Is the IndyGo Red Line All It’s Cracked Up to Be?
Later that day, my wife, daughter and I took the Red Line to Broad Ripple for dinner. By that time, the sun was shining and it was a beautiful day.
The buses were also packed. We sat down only once and it was during the last part of our return route.
Clearly, the Red Line is getting a lot of initial pop.
It’s free for the first month and it’s new.
The real test will come a month from now, when a lot of the novelty has worn off and people have to begin paying to ride.
So, to answer my initial question: Can I ride the Red Line to and from work every day?
The simple answer is yes. I can do the route in 30 minutes or so, which is just a little longer than what it took to drive to my former house on the northeast side.
However, practically speaking, it’s not something I would want, or will do, every day.
As I mentioned previously, I can drive the route in ⅓ of the time, which will save me 40 minutes of commute time every day.
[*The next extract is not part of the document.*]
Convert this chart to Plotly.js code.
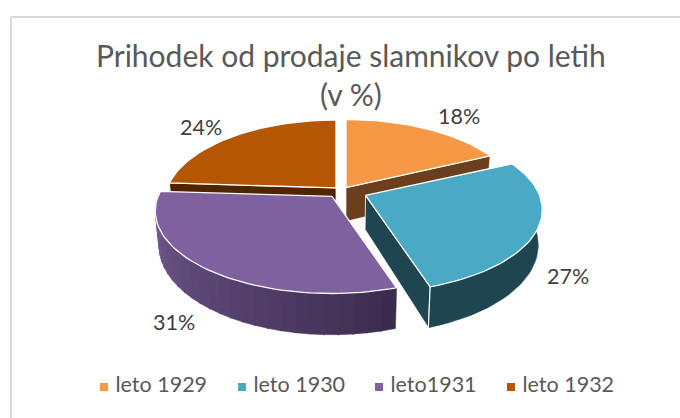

Calculate that out over a year… and I eliminate more than 160 hours of commute time by driving.
Coupled with the fact that I just purchased an electric vehicle, it really doesn’t make sense for me to use the Red Line as my primary transportation to work.
Now, having said all that, I’m overall impressed with the Red Line.
I can see my wife and I (even though we love Uber) taking the Red Line to Broad Ripple and Fountain Square to dinner.
I can also see myself possibly using it during snowy periods – where I really don’t want to risk my car on the roads.
So, again, overall, I think Indianapolis has a wonderful asset that I’ll use occasionally and I hope many more use regularly.